TSR is not a space for anyone to diagnose PTSD on in the few short lines you have typed. If you are genuinely worried seek professional medical advice.
If you have been half frightened to death your brain isn't going to let you forget it in a hurry. You will go over and over it again for many weeks, even months. If you have never experienced anything like this in a lifetime your brain will be very upset as the fear takes your brain's recording of 'fear', 'threat' to a whole new level. It will scale 11/10 on the frightening events scale. Gradually over time when you have carried on enough without anyone else attacking you your brain will let you relax again. So this is a very normal reaction to a frightening event.
Do not blame yourself - there are unfortunately some random people out there who need no winding up to find a face to fit their pent up anger. Blaming yourself is also an indication that you have been traumatised. It's ok to think like that, but only for a moment. In any life event where something nasty happens, you should review the event to see if you could have done something differently or better, in order to keep yourself safe. That is aim of survival. Those who have enough IQ to do this and then do something different next time to prevent and stay alive are the ones who survive.

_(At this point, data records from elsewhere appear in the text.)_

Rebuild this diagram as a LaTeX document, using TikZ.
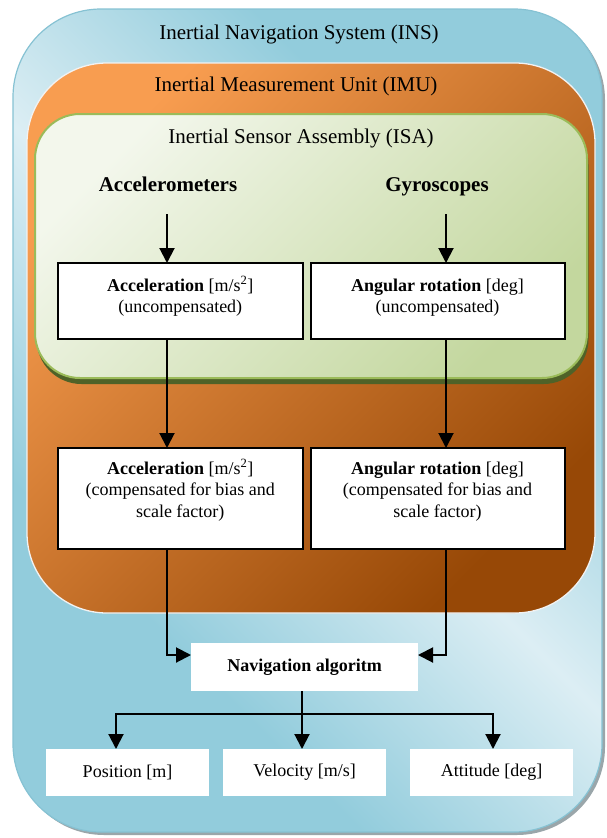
\documentclass[tikz,border=0pt]{standalone}
\usepackage{fontspec}
\setmainfont{Liberation Serif}
\usetikzlibrary{arrows.meta,calc}
\definecolor{inslight}{HTML}{DCEEF4}
\definecolor{insdark}{HTML}{92CCDC}
\definecolor{insedge}{HTML}{86C2D3}
\definecolor{insshadow}{HTML}{9AA6AA}
\definecolor{imulight}{HTML}{F89D50}
\definecolor{imudark}{HTML}{974806}
\definecolor{imuedge}{HTML}{F2F2F2}
\definecolor{isalight}{HTML}{F3F7EC}
\definecolor{isadark}{HTML}{C3D79E}
\definecolor{isaedge}{HTML}{9BBB59}
\definecolor{isashadow}{HTML}{4F6228}
\pgfdeclarehorizontalshading{insshade}{100bp}{color(0bp)=(insdark); color(32bp)=(insdark); color(50bp)=(inslight); color(68bp)=(insdark); color(100bp)=(insdark)}
\newcommand\boxtxt[4]{\parbox[t][#2][t]{#1}{\centering\rule{0pt}{#3}#4}}
\tikzset{
  titletext/.style={font=\fontsize{21}{25}\selectfont, anchor=base, inner sep=0pt},
  headtext/.style={font=\fontsize{21}{25}\selectfont\bfseries, anchor=base, inner sep=0pt},
  sensbox/.style={draw=black, line width=2pt, fill=white, inner sep=0pt, outer sep=0pt,
    font=\fontsize{18}{21.5}\selectfont},
  outbox/.style={fill=white, inner sep=0pt, outer sep=0pt, minimum width=163pt, minimum height=47pt,
    font=\fontsize{18}{21.5}\selectfont},
  navbox/.style={fill=white, inner sep=0pt, outer sep=0pt, minimum width=227pt, minimum height=48pt,
    font=\fontsize{18}{21.5}\selectfont\bfseries},
  arr/.style={line width=2pt, -{Triangle[width=15pt,length=15pt]}},
  plainline/.style={line width=2pt}
}
\begin{document}
\begin{tikzpicture}[x=1pt,y=-1pt]
\useasboundingbox (0,0) rectangle (607,838);
% INS container
\fill[insshadow, rounded corners=88pt] (16,12) rectangle (605,835);
\shadedraw[shading=insshade, shading angle=45, draw=insedge, line width=1.2pt, rounded corners=88pt] (13,9) rectangle (602,832);
% IMU container
\shadedraw[top color=imulight, bottom color=imudark, shading angle=45, draw=imuedge, line width=1.3pt, rounded corners=80pt] (27,63) rectangle (595,613);
% ISA container
\fill[isashadow, rounded corners=45pt] (36.5,119.5) rectangle (588.5,384);
\shadedraw[top color=isalight, bottom color=isadark, shading angle=45, draw=isaedge, line width=2pt, rounded corners=45pt] (35,114) rectangle (587,378);
% titles
\node[titletext] (tins) at (299,39) {Inertial Navigation System (INS)};
\node[titletext] (timu) at (296,91) {Inertial Measurement Unit (IMU)};
\node[titletext] (tisa) at (301,143) {Inertial Sensor Assembly (ISA)};
\node[headtext] (acc) at (168,191) {Accelerometers};
\node[headtext] (gyr) at (437,191) {Gyroscopes};
% sensor boxes
\node[sensbox] (b1) at (180.25,301) {\boxtxt{244.5pt}{76pt}{28pt}{\textbf{Acceleration} [m/s\textsuperscript{2}]\\(uncompensated)}};
\node[sensbox] (b2) at (437.5,301) {\boxtxt{254pt}{76pt}{28pt}{\textbf{Angular rotation} [deg]\\(uncompensated)}};
\node[sensbox] (b3) at (180.25,498.5) {\boxtxt{244.5pt}{101pt}{26pt}{\textbf{Acceleration} [m/s\textsuperscript{2}]\\(compensated for bias and\\scale factor)}};
\node[sensbox] (b4) at (437.5,498.5) {\boxtxt{254pt}{101pt}{26pt}{\textbf{Angular rotation} [deg]\\(compensated for bias and\\scale factor)}};
% navigation and outputs
\node[navbox] (nav) at (304.5,667) {Navigation algoritm};
\node[outbox] (p) at (127.5,772.5) {Position [m]};
\node[outbox] (v) at (304.5,772.5) {Velocity [m/s]};
\node[outbox] (a) at (491.5,772.5) {Attitude [deg]};
% connectors
\coordinate (s1) at (167,214);
\coordinate (s2) at (446,214);
\draw[arr] (s1) -- (s1 |- b1.north);
\draw[arr] (s2) -- (s2 |- b2.north);
\draw[arr] (s1 |- b1.south) -- (s1 |- b3.north);
\draw[arr] (s2 |- b2.south) -- (s2 |- b4.north);
\draw[arr] (s1 |- b3.south) |- ([yshift=12pt]nav.west);
\draw[arr] (s2 |- b4.south) |- ([yshift=12pt]nav.east);
\coordinate (split) at (302,714);
\draw[plainline] (split |- nav.south) -- (split);
\draw[arr] (split) -| ([xshift=-11.5pt]p.north);
\draw[arr] (split) -- (split |- v.north);
\draw[arr] (split) -| ([xshift=1.5pt]a.north);
\end{tikzpicture}
\end{document}
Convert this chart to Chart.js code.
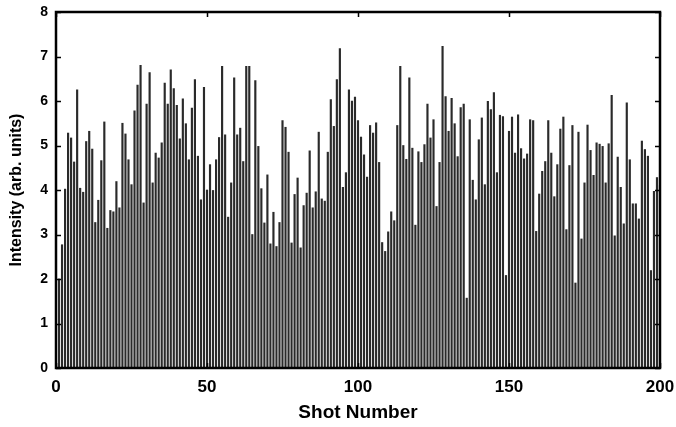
<!DOCTYPE html>
<html><head><meta charset="utf-8">
<script src="https://cdn.jsdelivr.net/npm/chart.js@4/dist/chart.umd.min.js"></script>
<style>html,body{margin:0;padding:0;background:#fff}#wrap{width:676px;height:427px}</style>
</head><body><div id="wrap"><canvas id="c" width="676" height="427"></canvas></div>
<script>
const intensity = [
2.0,2.77,4.02,5.28,5.17,4.63,6.25,4.04,3.95,5.09,
5.32,4.92,3.27,3.77,4.66,5.53,3.14,3.54,3.51,4.19,
3.6,5.5,5.26,4.68,4.12,5.78,6.36,6.8,3.71,5.93,
6.64,4.16,4.83,4.72,5.06,6.4,5.93,6.7,6.28,5.9,
5.15,6.05,5.49,4.68,5.84,6.48,4.76,3.78,6.31,4.0,
4.57,3.99,4.68,5.18,6.78,5.24,3.39,4.16,6.52,5.24,
5.39,4.64,6.78,6.78,3.0,6.46,4.98,4.03,3.26,4.34,
2.79,3.5,2.73,3.27,5.56,5.41,4.85,2.81,3.9,4.27,
2.7,3.65,3.93,4.88,3.6,3.96,5.3,3.8,3.75,4.85,
6.03,5.43,6.48,7.18,4.06,4.39,6.25,6.0,6.09,5.56,
5.19,4.79,4.29,5.45,5.28,5.51,4.62,2.82,2.62,3.06,
3.51,3.31,5.45,6.78,5.0,4.69,6.52,4.94,3.21,4.86,
4.62,5.02,5.93,5.17,5.58,3.63,4.62,7.23,6.1,5.32,
6.06,5.49,4.75,5.85,5.93,1.57,5.58,4.22,3.78,5.13,
5.62,4.12,5.99,5.81,6.19,4.39,5.68,5.65,2.08,5.32,
5.64,4.83,5.69,4.93,4.7,4.81,5.58,5.56,3.07,3.91,
4.42,4.64,5.56,4.83,3.85,4.57,5.37,5.64,3.11,4.55,
5.45,1.91,5.3,2.9,4.16,5.46,4.89,4.33,5.06,5.03,
4.98,4.16,5.04,6.13,2.97,4.74,4.06,3.24,5.96,4.68,
3.69,3.69,3.35,5.1,4.91,4.76,2.19,3.97,4.28,4.1
];
const firstShot = 1;
const xTicks = [0,50,100,150,200];
const yTicks = [0,1,2,3,4,5,6,7,8];
const xTitle = 'Shot Number';
const yTitle = 'Intensity (arb. units)';

const points = intensity.map((v,i)=>({x:firstShot+i, y:v}));
const FONT = '"Liberation Sans", Arial, sans-serif';

const frame = {
  id:'frame',
  afterDatasetsDraw(chart){
    const {ctx, chartArea:a, scales:{x,y}} = chart;
    ctx.save();
    ctx.strokeStyle='#000';
    ctx.lineWidth=1.5;
    ctx.beginPath();
    yTicks.forEach(t=>{const p=Math.round(y.getPixelForValue(t))+0.5;
      ctx.moveTo(a.left,p);ctx.lineTo(a.left+5,p);
      ctx.moveTo(a.right,p);ctx.lineTo(a.right-5,p);});
    xTicks.forEach(t=>{const p=Math.round(x.getPixelForValue(t))+0.5;
      ctx.moveTo(p,a.bottom);ctx.lineTo(p,a.bottom-5);
      ctx.moveTo(p,a.top);ctx.lineTo(p,a.top+5);});
    ctx.stroke();
    ctx.lineWidth=2.5;
    ctx.strokeRect(a.left,a.top,a.right-a.left,a.bottom-a.top);
    ctx.restore();
  }
};

new Chart(document.getElementById('c'),{
  type:'bar',
  data:{datasets:[{data:points, backgroundColor:'#2a2a2a', borderWidth:0, barThickness:1.5}]},
  options:{
    responsive:false, animation:false,
    layout:{padding:{top:12,right:16,left:0,bottom:0}},
    plugins:{legend:{display:false},tooltip:{enabled:false}},
    scales:{
      x:{type:'linear',min:0,max:200,offset:false,
        afterBuildTicks(s){s.ticks=xTicks.map(v=>({value:v}));},
        afterFit(s){s.height=59;s.paddingLeft=0;s.paddingRight=0;},
        grid:{display:false,drawTicks:false}, border:{display:false},
        ticks:{color:'#000',font:{family:FONT,size:17,weight:'bold'},padding:9,maxRotation:0},
        title:{display:true,text:xTitle,color:'#000',font:{family:FONT,size:19,weight:'bold'},padding:{top:0,bottom:3}}
      },
      y:{min:0,max:8,
        afterBuildTicks(s){s.ticks=yTicks.map(v=>({value:v}));},
        afterFit(s){s.width=56;s.paddingTop=0;s.paddingBottom=0;},
        grid:{display:false,drawTicks:false}, border:{display:false},
        ticks:{color:'#000',font:{family:FONT,size:14,weight:'bold'},padding:8},
        title:{display:true,text:yTitle,color:'#000',font:{family:FONT,size:16,weight:'bold'},padding:{top:7,bottom:0}}
      }
    }
  },
  plugins:[frame]
});
</script></body></html>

Review your own actions honestly but the behaviour (sand potential assault) by a random stranger is not your fault. What are the chances of this repeating? (choose your socialising area & your friends carefully) The behaviour that is threatening here is their behaviour, not yours. They are the ones who need to blame themselves but won't because their own internal brain is a damaged hardwire.
Re-evaluating the 'what ifs' in life is a normal way of processing the upset you experienced. Turn it on its head and ask yourself how many nights out and years you have been living without any similar events happening? Not all human beings are mad dogs. That is the context. Wrong place wrong time - an unfortunate random event but you survived to live to tell the tale.
If you need more info look at the NHS advice on PTSD - 'watching wait' approach.